I'm glad to read your comments, I'm learning a lot.

Just to give you background: I'm currently writing a guide book about 
opening up PSI in Finland (for the Ministry of communications and 
transportation). I also help the Finnish government in their early ideas 
about the national data catalog.

>> * How would the "national registry of lakes", "geodata of high voltage
>> electric network", "public job vacancies" and "directory of restaurants
>> holding licence to serve alcohol" for example relate to the universe of
>> PSI?
>>     
>
> Interesting questions - and I started writing a long reply addressing it,
> but I'm stopping to ask "how do you mean "relates to" - as in where it
> would sit? How it would be classified?
>   

By saying "relates to" I mean that, how those examples are parts of the 
whole.

>> * If there is, let's say some thousand, datasets in data.gov, is there
>> any analysis or wild guesses of how many is missing 10 000, 50 000, 100
>> 000, 500 000?
>>     
>
> I'd say most, but that there is probably not as many as you'd think. And
> I'm including data.gov.* in that. (We have to as a group remain
> international in focus :) )

Definitely international focus! I just used data.gov as an well known 
example, but I'm also familiar with the http://data.australia.gov.au and 
many others. It would be nice to see some comparison between the content 
of different national catalogs, what is similar and what is different etc.
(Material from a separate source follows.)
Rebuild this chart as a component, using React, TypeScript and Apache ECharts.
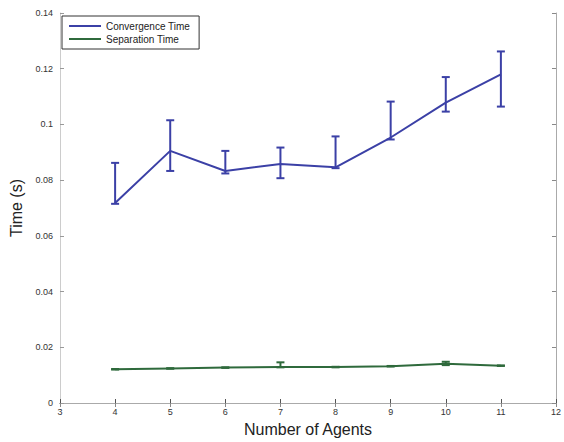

> Many seem to include "views" of data in the
> term "missing datasets" - I think that if one could identify what datasets
> are primary (something I'll expand on once I find what you meant above),
> then we could generate a lot of other datasets from these. I guess what
> I'm saying is its probably just as important to ask how many datasets out
> there
> are dependent on other datasets for their data.
>   

That is very good point and leeds to the observation that most 
organizations that are often seen as data providers actually consume 
data from other sources, add something of their own, agregate, mix, 
analyse etc. and then produce new datasets.

The rule of thumb in opening the data seems to be that is should be 
opened as close to raw/primary data source as possible.

>> * Is there any analysis what is popularily used and what is pure noise
>> and not interesting to any developers, democracy advocates or anybody?
>>     
>
> I know in Australia there is - it's something our Bureau of Statistics
> looks at. From memory, GIS, Labour Market and Population data are popular,
> as is weather information. I'd say it's all interesting to someone. "If
> you build it they will come" - ie: What would be popular if people were
> able to use any dataset, if they could, or knew how, or knew what to use
> it for? Prehaps its just that developers and others haven't come up with
> good applications for the data yet.
>   

Yes, I agree with the notion that "it is all usefull to someone", but 
for practical reasons some sort of importance priorities would be 
usefull. It's true that these priorities are easily biased by the 
existing open datasets that are popular, because they have been open for 
some time and developers have had time to develope their ideas.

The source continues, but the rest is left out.